RECORDS FOR THIS TASK:
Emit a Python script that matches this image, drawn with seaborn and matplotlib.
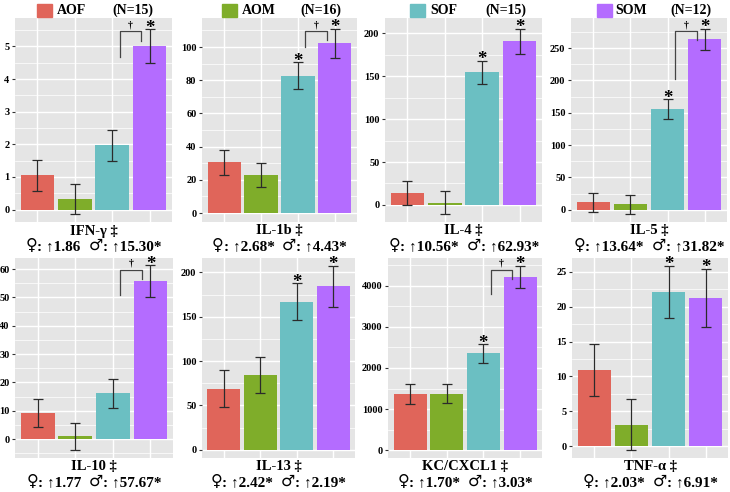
import numpy as np
import pandas as pd
import matplotlib
matplotlib.use("Agg")
import matplotlib.pyplot as plt
import seaborn as sns
from matplotlib.ticker import MultipleLocator, AutoMinorLocator
from matplotlib.patches import Rectangle

# groups and legend
groups = ["AOF", "AOM", "SOF", "SOM"]
group_n = ["(N=15)", "(N=16)", "(N=15)", "(N=12)"]
colors = ["#E0655A", "#7FAD2A", "#6BBFC2", "#B46CFF"]

# cytokine panels
titles = ["IFN-γ ‡", "IL-1b ‡", "IL-4 ‡", "IL-5 ‡",
          "IL-10 ‡", "IL-13 ‡", "KC/CXCL1 ‡", "TNF-α ‡"]
female_fc = ["↑1.86", "↑2.68*", "↑10.56*", "↑13.64*", "↑1.77", "↑2.42*", "↑1.70*", "↑2.03*"]
male_fc = ["↑15.30*", "↑4.43*", "↑62.93*", "↑31.82*", "↑57.67*", "↑2.19*", "↑3.03*", "↑6.91*"]

ifn_mean = [1.05, 0.32, 1.97, 5.01]
ifn_sem = [0.47, 0.46, 0.47, 0.52]
il1b_mean = [30.6, 22.9, 82.8, 102.3]
il1b_sem = [7.6, 7.5, 8.0, 8.8]
il4_mean = [14.0, 2.7, 154.5, 190.6]
il4_sem = [13.8, 13.1, 13.5, 15.1]
il5_mean = [11.3, 8.3, 155.8, 263.5]
il5_sem = [14.8, 14.7, 14.8, 16.3]
il10_mean = [9.1, 0.9, 16.1, 55.7]
il10_sem = [5.0, 4.7, 5.0, 5.6]
il13_mean = [68.8, 84.0, 166.9, 184.2]
il13_sem = [21.0, 20.3, 21.0, 23.5]
kc_mean = [1379, 1379, 2353, 4211]
kc_sem = [243, 240, 223, 268]
tnf_mean = [10.9, 3.06, 22.1, 21.3]
tnf_sem = [3.75, 3.65, 3.77, 4.17]

means = [ifn_mean, il1b_mean, il4_mean, il5_mean, il10_mean, il13_mean, kc_mean, tnf_mean]
sems = [ifn_sem, il1b_sem, il4_sem, il5_sem, il10_sem, il13_sem, kc_sem, tnf_sem]
tick_steps = [1, 20, 50, 50, 10, 50, 1000, 5]
ylims = [(-0.38, 5.87), (-5.4, 117.5), (-20, 218), (-19, 296.6),
         (-6.7, 64.1), (-9.4, 216.9), (-187, 4682), (-1.72, 27.06)]

# significance: * vs control per group, † SOF vs SOM bracket (low, top)
stars = [[False, False, False, True], [False, False, True, True],
         [False, False, True, True], [False, False, True, True],
         [False, False, False, True], [False, False, True, True],
         [False, False, True, True], [False, False, True, True]]
brackets = {0: (4.69, 5.46), 1: (100, 109.5), 3: (202, 276),
            4: (51, 59.8), 6: (3789, 4381)}

W, H = 730, 492
fig = plt.figure(figsize=(W / 100, H / 100), dpi=100)
serif = ["Liberation Serif", "DejaVu Serif"]
renderer = fig.canvas.get_renderer()


def text_row(xc, y, parts):
    # draw pieces side by side, centred on xc (pixels)
    objs = []
    for s, fam, size in parts:
        objs.append(fig.text(0, 1 - y / H, s, ha="left", va="baseline", fontsize=size,
                             fontweight="bold" if fam == serif else "normal", family=fam))
    widths = [o.get_window_extent(renderer).width for o in objs]
    x = xc - sum(widths) / 2
    for o, w in zip(objs, widths):
        o.set_x(x / W)
        x += w


# axes boxes in pixels: left, top, right, bottom
boxes = [(15, 18, 172, 222), (202, 18, 357, 222), (385, 18, 542, 222), (571, 18, 727, 222),
         (15, 257.5, 173, 458), (202, 257.5, 355, 458), (388, 257.5, 542, 458), (572, 257.5, 728, 458)]

for k in range(8):
    l, t, r, b = boxes[k]
    ax = fig.add_axes([l / W, 1 - b / H, (r - l) / W, (b - t) / H])
    ax.set_facecolor("#E5E5E5")
    df = pd.DataFrame({"group": groups, "value": means[k]})
    sns.barplot(data=df, x="group", y="value", hue="group", palette=colors,
                width=0.9, legend=False, ax=ax, saturation=1, errorbar=None)
    ax.errorbar(range(4), means[k], yerr=sems[k], fmt="none", ecolor="#2b2b2b",
                elinewidth=0.9, capsize=3.6, capthick=0.9, zorder=5)
    ax.set_xlim(-0.6, 3.6)
    ax.set_ylim(*ylims[k])
    ax.yaxis.set_major_locator(MultipleLocator(tick_steps[k]))
    ax.yaxis.set_minor_locator(AutoMinorLocator(2))
    ax.set_axisbelow(True)
    ax.grid(which="major", color="white", lw=1.0)
    ax.grid(which="minor", axis="y", color="white", lw=0.5)
    for s in ax.spines.values():
        s.set_visible(False)
    ax.set_xlabel("")
    ax.set_ylabel("")
    ax.tick_params(axis="x", length=0, labelbottom=False)
    ax.tick_params(axis="y", which="major", length=2.5, width=0.8, color="#333333", pad=1.5)
    ax.tick_params(axis="y", which="minor", length=0)
    for lab in ax.get_yticklabels():
        lab.set_fontfamily(serif)
        lab.set_fontweight("bold")
        lab.set_fontsize(7.5)

    yr = ylims[k][1] - ylims[k][0]
    for i in range(4):
        if stars[k][i]:
            ax.annotate("*", xy=(i, means[k][i] + sems[k][i]), xytext=(0, -2.5),
                        textcoords="offset points", ha="center", va="baseline",
                        fontsize=13.5, fontweight="bold", family=serif, zorder=6)
    if k in brackets:
        lo, hi = brackets[k]
        xl, xr = 2.2, 2.78
        ax.plot([xl, xl, xr, xr], [lo, hi, hi, hi - 0.045 * yr],
                color="#444444", lw=0.9, zorder=6)
        ax.annotate("†", xy=((xl + xr) / 2, hi), xytext=(0, 1.5),
                    textcoords="offset points", ha="center", va="bottom",
                    fontsize=7, fontweight="bold", family=serif, zorder=6)

    xc = (l + r) / 2
    fig.text(xc / W, 1 - (b + 9) / H, titles[k], ha="center", va="center",
             fontsize=10.5, fontweight="bold", family=serif)
    sym = ["DejaVu Sans"]
    text_row(xc, b + 28, [("♀", sym, 11.5), (": " + female_fc[k] + "  ", serif, 11),
                          ("♂", sym, 11.5), (": " + male_fc[k], serif, 11)])

# legend row across the top
sq_x = [37, 222, 410, 597]
lab_x = [57, 242, 430, 615]
n_x = [112, 300, 485, 670]
for i in range(4):
    fig.patches.append(Rectangle((sq_x[i] / W, 1 - 17 / H), 15 / W, 13 / H,
                                 transform=fig.transFigure, color=colors[i]))
    fig.text(lab_x[i] / W, 1 - 10.5 / H, groups[i], ha="left", va="center",
             fontsize=10, fontweight="bold", family=serif)
    fig.text(n_x[i] / W, 1 - 10.5 / H, group_n[i], ha="left", va="center",
             fontsize=10, fontweight="bold", family=serif)

fig.savefig("out.png", dpi=100)
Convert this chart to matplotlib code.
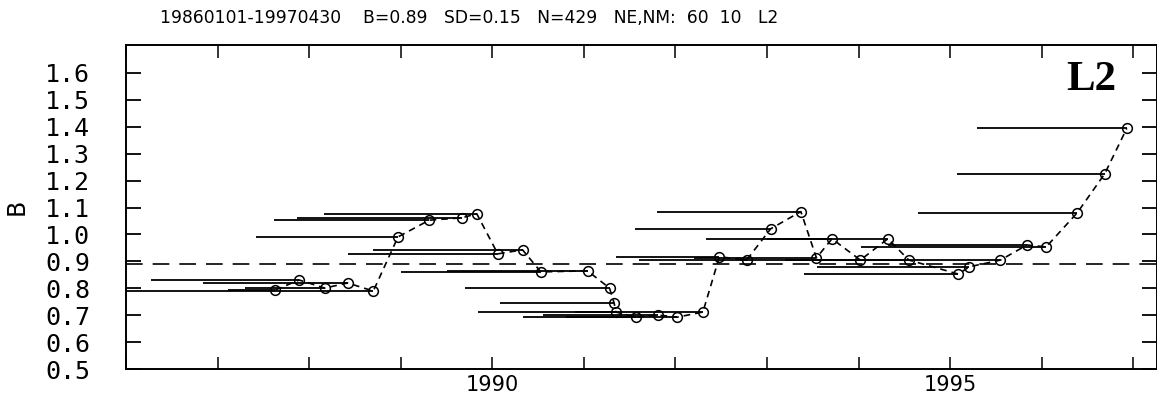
import matplotlib
matplotlib.use("Agg")
import matplotlib.pyplot as plt
from matplotlib.ticker import MultipleLocator, FixedLocator

# mid-points of each window (decimal year) and the B value
yr = [1987.63, 1987.89, 1988.17, 1988.42, 1988.70, 1988.97, 1989.31, 1989.67, 1989.83, 1990.06,
      1990.33, 1990.53, 1991.04, 1991.28, 1991.33, 1991.35, 1991.57, 1991.81, 1992.02, 1992.30,
      1992.48, 1992.78, 1993.04, 1993.37, 1993.54, 1993.71, 1994.02, 1994.32, 1994.55, 1995.09,
      1995.21, 1995.55, 1995.84, 1996.05, 1996.39, 1996.69, 1996.93]
val = [0.794, 0.831, 0.801, 0.820, 0.790, 0.991, 1.053, 1.062, 1.077, 0.928,
       0.943, 0.861, 0.865, 0.801, 0.746, 0.712, 0.693, 0.701, 0.693, 0.712,
       0.917, 0.906, 1.021, 1.085, 0.913, 0.984, 0.905, 0.984, 0.905, 0.853,
       0.880, 0.905, 0.961, 0.954, 1.081, 1.226, 1.394]
# start of the data window for each point
start = [1987.11, 1986.27, 1987.30, 1986.84, 1985.90, 1987.42, 1987.62, 1987.87, 1988.16, 1988.42,
         1988.70, 1989.00, 1989.50, 1989.70, 1990.08, 1989.84, 1990.34, 1990.55, 1990.80, 1990.90,
         1991.35, 1991.60, 1991.56, 1991.80, 1992.20, 1992.33, 1992.70, 1993.00, 1993.20, 1993.40,
         1993.55, 1994.00, 1994.32, 1994.03, 1994.65, 1995.08, 1995.29]

b_mean = 0.89
title = "19860101-19970430    B=0.89   SD=0.15   N=429   NE,NM:  60  10   L2"
yticks = [0.5, 0.6, 0.7, 0.8, 0.9, 1.0, 1.1, 1.2, 1.3, 1.4, 1.5, 1.6]
xlabels = {1990: "1990", 1995: "1995"}

fig = plt.figure(figsize=(11.57, 4.03), dpi=100)
ax = fig.add_axes([0.109, 0.084, 0.891, 0.804])

# window lines
ax.hlines(val, start, yr, color="black", lw=1.3)
# mean line
ax.axhline(b_mean, color="black", lw=1.2, ls=(0, (10, 6)))
# connecting dashed line with open circles
ax.plot(yr, val, color="black", lw=1.2, ls=(0, (4, 3)), marker="o", ms=7,
        mfc="none", mec="black", mew=1.1)

ax.set_xlim(1986, 1997.26)
ax.set_ylim(0.5, 1.703)

ax.yaxis.set_major_locator(FixedLocator(yticks))
ax.set_yticklabels(["%.1f" % v for v in yticks], family="DejaVu Sans Mono", fontsize=18)
ax.xaxis.set_major_locator(FixedLocator(list(xlabels.keys())))
ax.xaxis.set_minor_locator(MultipleLocator(1))
ax.set_xticklabels(list(xlabels.values()), fontsize=15,
                   family=["Liberation Sans Narrow", "DejaVu Sans"])

ax.tick_params(axis="y", which="both", direction="in", length=11, width=1.3,
               left=True, right=True, pad=26)
ax.tick_params(axis="x", which="both", direction="in", length=9, width=1.1,
               top=True, bottom=True, pad=4)
for s in ax.spines.values():
    s.set_linewidth(1.4)

ax.set_ylabel("B", fontsize=17, labelpad=12)

ax.text(0.961, 0.95, "L2", transform=ax.transAxes, ha="right", va="top",
        fontsize=31, fontweight="bold", family="Liberation Serif")

fig.text(160 / 1157, 1 - 18 / 403, title, ha="left", va="center", fontsize=12.3)

fig.savefig("out.png", dpi=100)
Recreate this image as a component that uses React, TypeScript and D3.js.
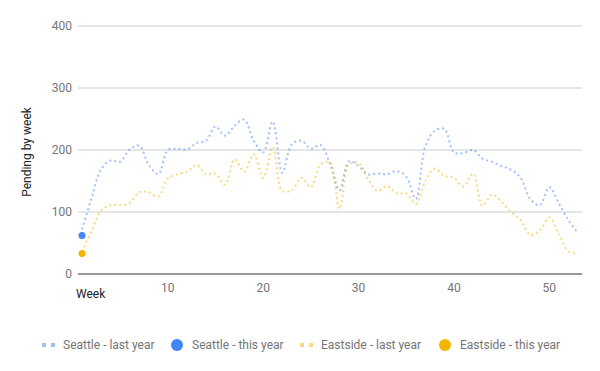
import * as d3 from "d3";
import * as React from "react";

// weekly pending counts
const seattleLastYear = [
  72, 122, 169, 183, 181, 201, 207, 176, 161, 200, 202, 201, 211, 215, 238, 223, 239, 249,
  215, 196, 246, 163, 209, 215, 202, 208, 178, 135, 182, 174, 161, 162, 161, 166, 157, 121,
  206, 231, 234, 196, 195, 200, 186, 181, 174, 168, 155, 121, 111, 140, 114, 87, 66,
];
const eastsideLastYear = [
  36, 69, 102, 111, 111, 115, 132, 132, 125, 154, 161, 165, 176, 161, 162, 144, 185, 165,
  193, 155, 205, 134, 135, 155, 140, 176, 180, 105, 177, 179, 153, 134, 142, 130, 130, 113,
  150, 170, 158, 155, 141, 162, 110, 128, 116, 100, 87, 63, 70, 91, 65, 37, 33,
];
const seattleThisYear = [62];
const eastsideThisYear = [33];

const yTicks = [0, 100, 200, 300, 400];
const xTicks = [10, 20, 30, 40, 50];

const BLUE = "#4285f4";
const ORANGE = "#f4b400";

const legendItems = [
  { label: "Seattle - last year", color: BLUE, kind: "line", x: 42 },
  { label: "Seattle - this year", color: BLUE, kind: "dot", x: 171 },
  { label: "Eastside - last year", color: ORANGE, kind: "line", x: 300 },
  { label: "Eastside - this year", color: ORANGE, kind: "dot", x: 439 },
];

export default function App() {
  React.useEffect(() => {
    document.body.style.margin = "0";
  }, []);

  const width = 600;
  const height = 371;
  const left = 78;
  const right = 582;
  const top = 26;
  const bottom = 274;

  const x = d3.scaleLinear().domain([0.58, 53.43]).range([left, right]);
  const y = d3.scaleLinear().domain([0, 400]).range([bottom, top]);

  const line = d3
    .line<number>()
    .x((d, i) => x(i + 1))
    .y((d) => y(d))
    .curve(d3.curveCatmullRom.alpha(0.5));

  const font = "Roboto, sans-serif";

  return (
    <svg width={width} height={height} style={{ display: "block" }} fontFamily={font}>
      <rect width={width} height={height} fill="#fff" />
      {yTicks.map((t) => (
        <g key={t}>
          {t > 0 && (
            <line x1={left} x2={right} y1={y(t)} y2={y(t)} stroke="#cccccc" strokeWidth={1} />
          )}
          <text x={72} y={y(t)} dy="0.35em" textAnchor="end" fontSize={12} fill="#757575">
            {t}
          </text>
        </g>
      ))}
      {xTicks.map((t) => (
        <text key={t} x={x(t)} y={292} textAnchor="middle" fontSize={12} fill="#757575">
          {t}
        </text>
      ))}
      <text x={76} y={298} fontSize={12} fill="#222">
        Week
      </text>
      <text
        transform={`translate(31,${(top + bottom) / 2 + 2}) rotate(-90)`}
        textAnchor="middle"
        fontSize={12}
        fill="#222"
      >
        Pending by week
      </text>

      <path
        d={line(seattleLastYear) || ""}
        fill="none"
        stroke={BLUE}
        strokeOpacity={0.5}
        strokeWidth={2}
        strokeDasharray="2,3"
      />
      <path
        d={line(eastsideLastYear) || ""}
        fill="none"
        stroke={ORANGE}
        strokeOpacity={0.5}
        strokeWidth={2}
        strokeDasharray="2,3"
      />
      <line x1={left} x2={right} y1={y(0)} y2={y(0)} stroke="#333" strokeWidth={1.2} />
      {seattleThisYear.map((v, i) => (
        <circle key={"s" + i} cx={x(i + 1)} cy={y(v)} r={3.5} fill={BLUE} />
      ))}
      {eastsideThisYear.map((v, i) => (
        <circle key={"e" + i} cx={x(i + 1)} cy={y(v)} r={3.5} fill={ORANGE} />
      ))}

      {legendItems.map((it) => (
        <g key={it.label} transform={`translate(${it.x},345)`}>
          {it.kind === "line" ? (
            <>
              <rect x={0} y={-2} width={4} height={4} fill={it.color} opacity={0.5} />
              <rect x={9} y={-2} width={4} height={4} fill={it.color} opacity={0.5} />
            </>
          ) : (
            <circle cx={6} cy={0} r={6} fill={it.color} />
          )}
          <text x={it.kind === "line" ? 21 : 21} y={0} dy="0.35em" fontSize={12} fill="#757575">
            {it.label}
          </text>
        </g>
      ))}
    </svg>
  );
}
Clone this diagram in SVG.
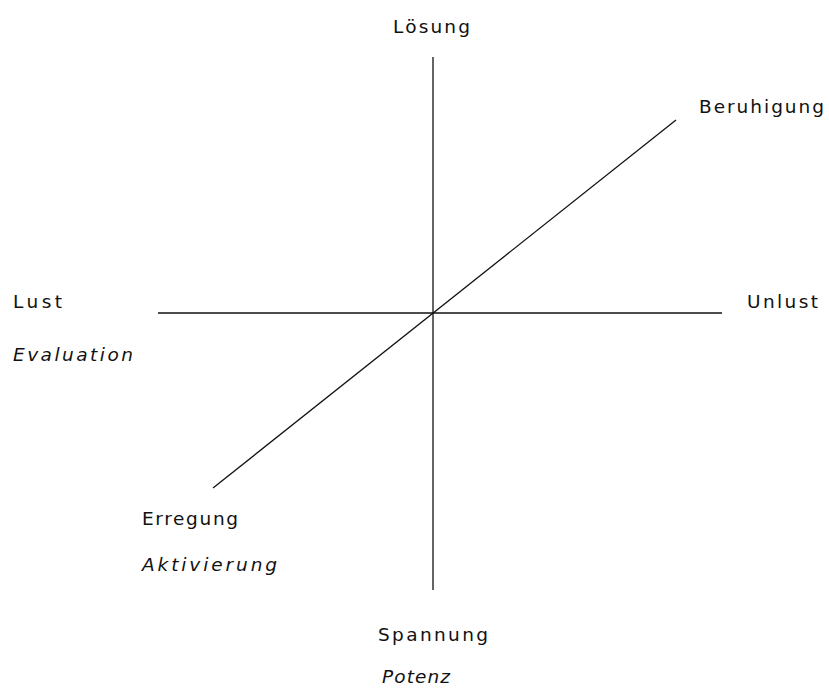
<svg xmlns="http://www.w3.org/2000/svg" width="829" height="689" viewBox="0 0 829 689">
<style>
text{font-family:"DejaVu Sans","Liberation Sans",sans-serif;font-size:18.5px;fill:#111}
.i{font-style:italic}
line{stroke:#111;stroke-width:1.3}
</style>
<rect width="829" height="689" fill="#fff"/>
<g id="connectors">
<line x1="433" y1="57" x2="433" y2="590"/>
<line x1="158" y1="313" x2="722" y2="313"/>
<line x1="213" y1="488" x2="676" y2="120"/>
</g>
<g id="loesung"><text x="393" y="33" textLength="77" lengthAdjust="spacing">Lösung</text></g>
<g id="beruhigung"><text x="699" y="113" textLength="125" lengthAdjust="spacing">Beruhigung</text></g>
<g id="lust"><text x="13" y="308" textLength="49" lengthAdjust="spacing">Lust</text><text class="i" x="13" y="361" textLength="120" lengthAdjust="spacing">Evaluation</text></g>
<g id="unlust"><text x="747" y="308" textLength="71" lengthAdjust="spacing">Unlust</text></g>
<g id="erregung"><text x="142" y="525" textLength="96" lengthAdjust="spacing">Erregung</text><text class="i" x="142" y="571" textLength="135" lengthAdjust="spacing">Aktivierung</text></g>
<g id="spannung"><text x="378" y="641" textLength="110" lengthAdjust="spacing">Spannung</text><text class="i" x="382" y="683" textLength="68" lengthAdjust="spacing">Potenz</text></g>
</svg>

EXERCISE BRIEF: Please repeat exactly the data above from its first line to the line that contains "from matplotlib.patches import Rectangle", inclusive, and leave every picture out.

SOLUTION FOR THIS EXERCISE:
Emit a Python script that matches this image, drawn with seaborn and matplotlib.
import numpy as np
import pandas as pd
import matplotlib
matplotlib.use("Agg")
import matplotlib.pyplot as plt
import seaborn as sns
from matplotlib.ticker import MultipleLocator, AutoMinorLocator
from matplotlib.patches import Rectangle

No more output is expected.